Jenni Sorkin is associate professor of Contemporary Art History at University of California, Santa Barbara. She holds a PhD in the history of art from Yale University. She writes on the intersection between gender, craft, material culture, and contemporary art, and has received fellowships from the ACLS, the Luce Foundation, and the Getty Research Institute. In 2016, she cocurated, with Paul Schimmel, Revolution in the Making: Abstract Sculpture by Women, 1947-2016, the inaugural exhibition at Hauser & Wirth in Los Angeles. She recently published her first book, Live Form: Women, Ceramics and Community (The University of Chicago Press, 2016), which examines gender and post-war ceramics practice at Black Mountain College and other utopian communities.
Edward J. Sullivan is the Helen Gould Sheppard professor of art history at NYU 's Institute of Fine Arts. His area of specialization is modern and contemporary art of Latin America and the Caribbean. He is the author of over thirty books and exhibition catalogues. His most recent book Making the Americas Modern: Hemispheric Art 1910-50 will be published this winter by Laurence King Ltd (London).

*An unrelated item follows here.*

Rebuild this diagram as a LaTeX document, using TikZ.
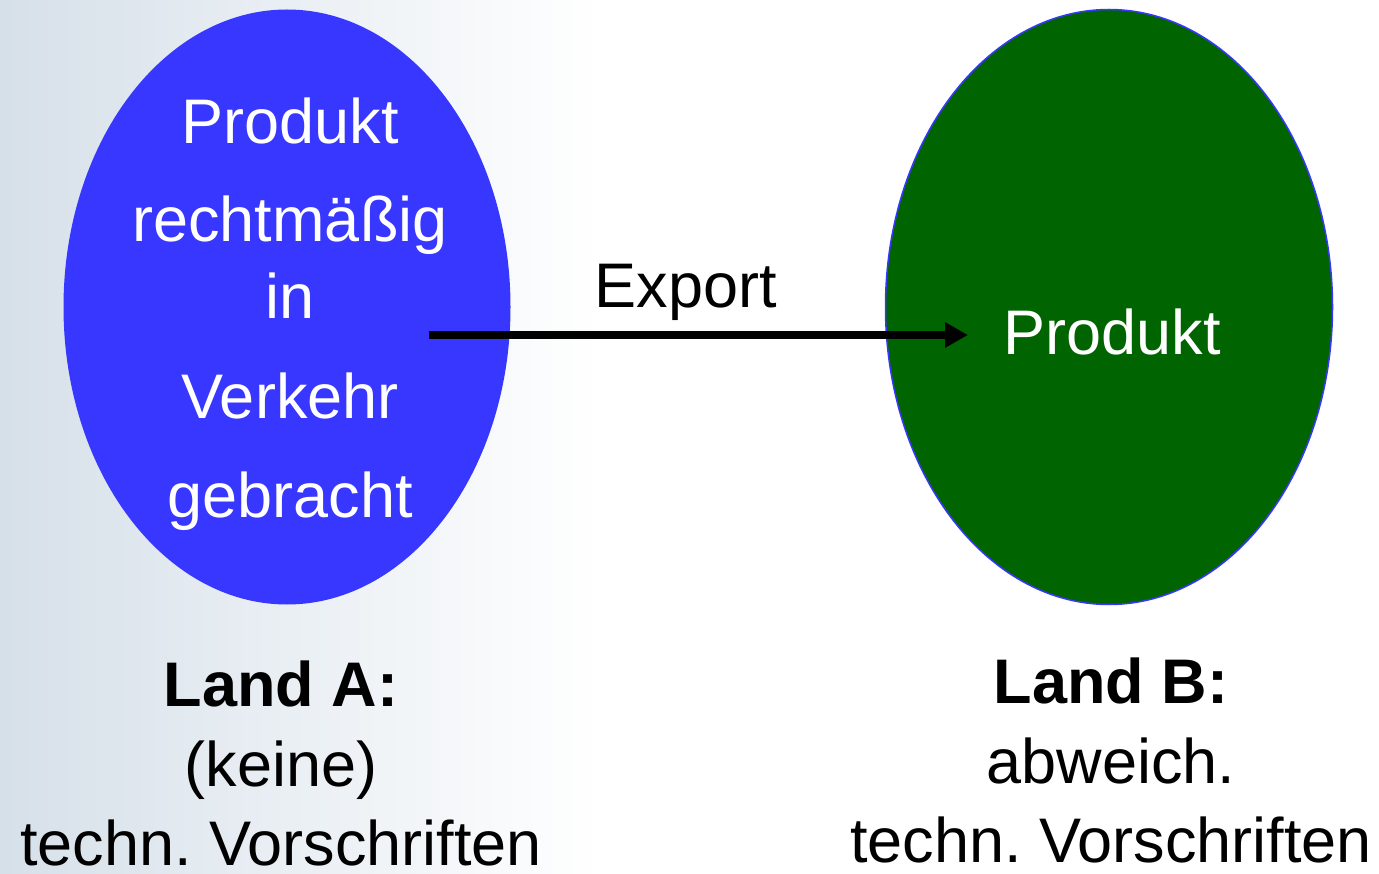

Susanna V. Temkin is assistant curator at the Americas Society. She earned her master’s and PhD degrees from the Institute of Fine Arts, New York University, where her research focused on modern art in the Americas. From 2011 to 2016, she served as the research and archive specialist at the gallery Cecilia de Torres, Ltd., where she assisted in coauthoring the digital catalogue raisonné of Joaquín Torres-García (www.torresgarcia.com). Previously, she held positions at El Museo del Barrio in New York and The Wolfsonian-Florida International University in Miami. Her essays and reviews have been published in the Rutgers Art Review and Hemispheres, and she recently authored the chronology of Concrete Cuba: Cuba Geometric Abstraction from the 1950s, produced by David Zwirner Books.